Over the past few days, with Scott gone and nothing to do but sit around and read, write, and reflect, I have come to some interesting conclusions which no other trip I’ve taken have really led me to.

The first is that I worry too much.  Way too much.  I guess I’ve always been a planner, and have been quite focused on trying to anticipate and prevent problems before they come up.  Just last night, I found myself worrying about the fact that my landlord still hasn’t cashed my rent check, and that I am moving soon and have nobody to help me, nor any place to put all my furniture.  And then I realized that I was just wasting my time.  I’ll find someone to help me move.  Storage spaces aren’t difficult to find, I can probably rent one online without even visiting it first.  Plus, I’m realizing there is a whole nother side of positives to the decisions I am making.

I’ve been stressed about moving in with Scott, since I’ve gotten quite used to having my own place, but it’s suddenly setting in that I won’t have to stress about my landlord or anything like that for the next few months.  Considering all the work and short trips to visit schools and whatnot I have coming up in the next few months, that bit of freedom will be exceptional.

Yesterday I worked out for the first time in ages.  It probably wasn’t an ideal setting, being that it’s about 95 degrees and humid, and my shoulders are sunburnt from a mix of sun, sand, and doxycycline, but it feels exceptional.  I feel lame for neglecting my body just to work at school and, basically, have more time to worry about things like potential salaries and post graduation plans.

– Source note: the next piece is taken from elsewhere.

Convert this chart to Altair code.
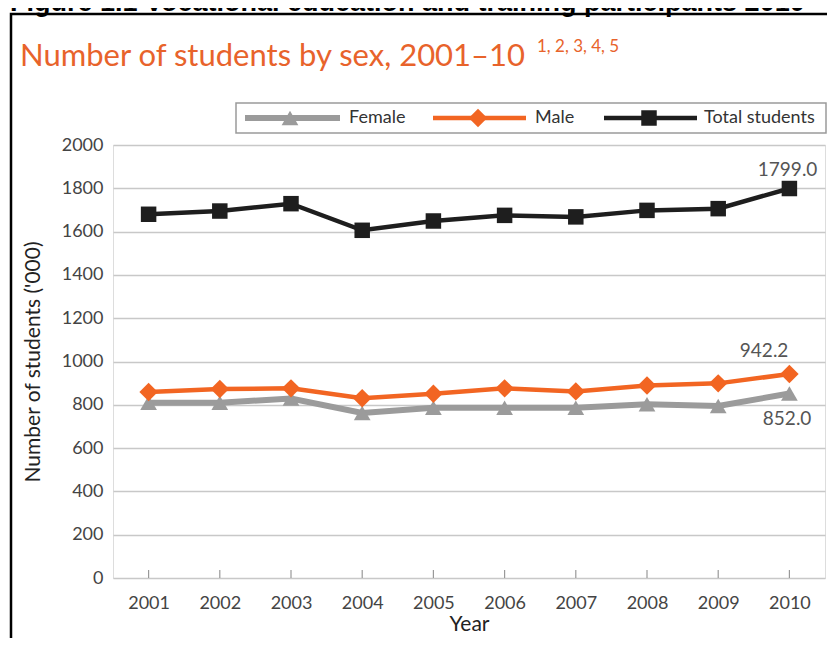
import altair as alt
import pandas as pd

years = ["2001", "2002", "2003", "2004", "2005", "2006", "2007", "2008", "2009", "2010"]
female = [810, 810, 829, 762, 786, 786, 786, 802, 795, 852.0]
male = [859, 873, 876, 830, 851, 876, 862, 889, 899, 942.2]
total = [1680, 1695, 1729, 1606, 1649, 1675, 1668, 1698, 1706, 1799.0]
series_names = ["Female", "Male", "Total students"]
y_ticks = list(range(0, 2001, 200))

rows = []
for name, vals in zip(series_names, [female, male, total]):
    for yr, v in zip(years, vals):
        rows.append({"year": yr, "value": v, "series": name})
df = pd.DataFrame(rows)
yr_df = pd.DataFrame({"year": years})
dummy = pd.DataFrame({"a": [0]})

FONT = "Lato"
W, H = 712, 433

X = alt.X("year:O", title="Year", sort=years,
          scale=alt.Scale(type="point", padding=0.5),
          axis=alt.Axis(labelAngle=0, labelAlign="center", ticks=False, domain=False, grid=False,
                        labelFontSize=18, labelColor="#444", labelFont=FONT,
                        labelPadding=16, titleFontSize=21, titleFont=FONT,
                        titleFontWeight="normal", titleColor="#222",
                        titleY=46, titleBaseline="middle"))
Y = alt.Y("value:Q", title="Number of students ('000)",
          scale=alt.Scale(domain=[0, 2000], nice=False),
          axis=alt.Axis(values=y_ticks, format="d", ticks=False, domain=False, grid=True,
                        gridColor="#c8c8c8", gridWidth=1.5,
                        labelFontSize=18, labelColor="#444", labelFont=FONT,
                        labelPadding=10, titleFontSize=21, titleFont=FONT,
                        titleFontWeight="normal", titleColor="#222",
                        titleX=-80, titleY=H / 2, titleBaseline="middle"))

styles = {
    "Female": ("#9b9b9b", "triangle-up", 280, 6),
    "Male": ("#f26522", "diamond", 340, 4.5),
    "Total students": ("#1e1e1e", "square", 240, 4.5),
}

layers = []

# outer frame
layers.append(alt.Chart(dummy).mark_rect(filled=False, stroke="black", strokeWidth=2.5).encode(
    x=alt.value(-102), x2=alt.value(800), y=alt.value(-131), y2=alt.value(600)))

# header text (cut at top, as in the source page)
layers.append(alt.Chart(dummy).mark_text(
    text="Figure 1.1    Vocational education and training participants 2010",
    font="Liberation Sans", fontSize=27, fontWeight="bold", color="black",
    align="left", baseline="alphabetic").encode(x=alt.value(-103), y=alt.value(-134)))

# title
layers.append(alt.Chart(dummy).mark_text(
    text="Number of students by sex, 2001\u201310", font=FONT, fontSize=31,
    color="#e8632b", align="left", baseline="alphabetic").encode(
    x=alt.value(-93), y=alt.value(-79)))
layers.append(alt.Chart(dummy).mark_text(
    text="1, 2, 3, 4, 5", font=FONT, fontSize=17,
    color="#e8632b", align="left", baseline="middle").encode(
    x=alt.value(424), y=alt.value(-98)))

# year ticks inside plot
layers.append(alt.Chart(yr_df).mark_rule(color="#999", strokeWidth=1.2).encode(
    x=X, y=alt.value(H), y2=alt.value(H - 8)))

# series
for name in series_names:
    color, shape, size, sw = styles[name]
    base = alt.Chart(df).transform_filter(alt.datum.series == name)
    layers.append(base.mark_line(color=color, strokeWidth=sw).encode(x=X, y=Y))
    layers.append(base.mark_point(shape=shape, filled=True, color=color, size=size,
                                  opacity=1).encode(x=X, y=Y))

# end value labels
label_pos = {"Total students": (28, -19), "Male": (-1, -23), "Female": (22, 25)}
for name in series_names:
    dx, dy = label_pos[name]
    layers.append(alt.Chart(df).transform_filter(
        (alt.datum.series == name) & (alt.datum.year == years[-1])
    ).mark_text(font=FONT, fontSize=19, color="#555", align="right",
                baseline="middle", dx=dx, dy=dy).encode(
        x=X, y=Y, text=alt.Text("value:Q", format=".1f")))

# legend
layers.append(alt.Chart(dummy).mark_rect(fill="white", stroke="#9a9a9a", strokeWidth=1.5).encode(
    x=alt.value(123), x2=alt.value(713), y=alt.value(-42), y2=alt.value(-12)))
leg = {"Female": (132, 227, 177, 236), "Male": (320, 413, 365, 422),
       "Total students": (491, 584, 536, 591)}
for name in series_names:
    color, shape, size, sw = styles[name]
    x1, x2, xm, xt = leg[name]
    layers.append(alt.Chart(dummy).mark_rule(color=color, strokeWidth=sw).encode(
        x=alt.value(x1), x2=alt.value(x2), y=alt.value(-27)))
    layers.append(alt.Chart(dummy).mark_point(shape=shape, filled=True, color=color,
                                              size=size, opacity=1).encode(
        x=alt.value(xm), y=alt.value(-27)))
    layers.append(alt.Chart(dummy).mark_text(text=name, font=FONT, fontSize=18,
                                             color="#333", align="left",
                                             baseline="middle").encode(
        x=alt.value(xt), y=alt.value(-27)))

chart = alt.layer(*layers).properties(
    width=W, height=H,
    autosize=alt.AutoSizeParams(type="none"),
    padding={"left": 105, "top": 137, "right": 2, "bottom": 60},
).configure_view(fill="#efefef", stroke="#b8b8b8", strokeWidth=1.5
).configure(background="white")

chart.save("out.html", embed_options={"renderer": "svg", "actions": False})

I think, for the first time in years, I am comfortable with where I am.  I have applied to a decent mix of schools.  I could easily have a job offer in Tokyo next year.  Ditto for Australia and New Zealand doing seasonal work, which I’m sure I could spin into a research paper for some trust and a travel article for a newspaper somewhere to get by.  Realistically, I have a lot of great options… and I should probably just be focused on how great my life is right now, as opposed to how to “ensure” that things go my way a year or two down the road.

I’ll still always be a planner.  I just think that, for the moment, I may be sufficiently prepared to lay off the accelerator for a bit, and just enjoy my last five months of undergraduate life.

This inner peace is pretty well timed, because the next five months will be a bit crazy, with trying to get some writing published, taking six classes plus lab, visiting the schools I’m accepted to, potentially going to Washington to interview for a job at the Japanese embassy, moving, scott’s sister’s wedding, possibly trying to visit my dad (another big question mark in and of itself) for the first time in 7 years, and… yeah, just enjoying life.

I am not becoming a slacker.  I’ve just gotten some much needed perspective about what I’m doing.  I plan ahead to ensure that my life stays good.  But if I’m not enjoying today because I’m busy with tomorrow, I’m completely missing the point.

And, for the first time in a while.  I’m completely happy.